A residency determination will not be set aside unless it is arbitrary and capricious (Appeal of Powell, 57 Ed Dept Rep, Decision No. 17,320; Appeal of White, 48 id. 295, Decision No. 15,863).  In an appeal to the Commissioner, the petitioner has the burden of demonstrating a clear legal right to the relief requested and the burden of establishing the facts upon which the petitioner seeks relief (Appeal of Powell, 57 Ed Dept Rep, Decision No. 17,320; Appeal of White, 48 id. 295, Decision No. 15,863).
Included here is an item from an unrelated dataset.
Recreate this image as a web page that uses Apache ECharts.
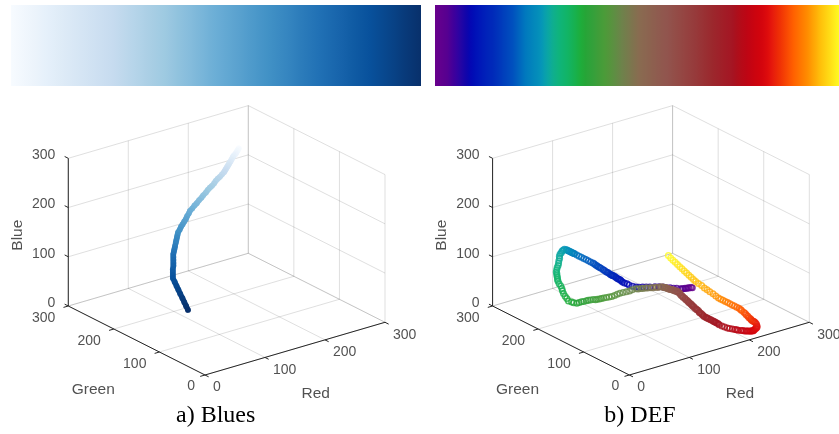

Petitioner has not met his burden of proving that the student is homeless.  Petitioner appears to allege that the student is staying with him temporarily due to an ongoing custody dispute.  However, he does not allege that the out-of-district address is inadequate, stating merely that the student has his own room.  Accordingly, petitioner has not proven that the out-of-district address is inadequate (Appeal of S.R., 64 Ed Dept Rep, Decision No. 18,479; Appeal of a Student with a Disability, 58 id., Decision No. 17,484).  Similarly, there is no indication that the student needs to vacate the out-of-district address or that there is a fixed time as to how long he may remain (see Appeal of D.S., 60 Ed Dept Rep, Decision No. 17,864, Appeal of S.R., 56 id., Decision No. 16,987; Appeal of A.N.Z., 53 id., Decision No. 16,537).[2]

THE APPEAL IS DISMISSED.

END OF FILE

 

[1] Education Law § 3209 excludes from the definition of “homeless child” a child who is in a foster care placement or receiving educational services under certain provisions of Education Law § 3202 or articles 81, 85, 87, or 88 of the Education Law – circumstances not presented in this appeal.

 

[2] The student’s custody and the propriety of residing with his mother would be more appropriately addressed in Family Court (Appeal of M.G., 63 Ed Dept Rep, Decision No. 18,340; Appeal of a Student with a Disability, 56 id. Decision No. 16,938).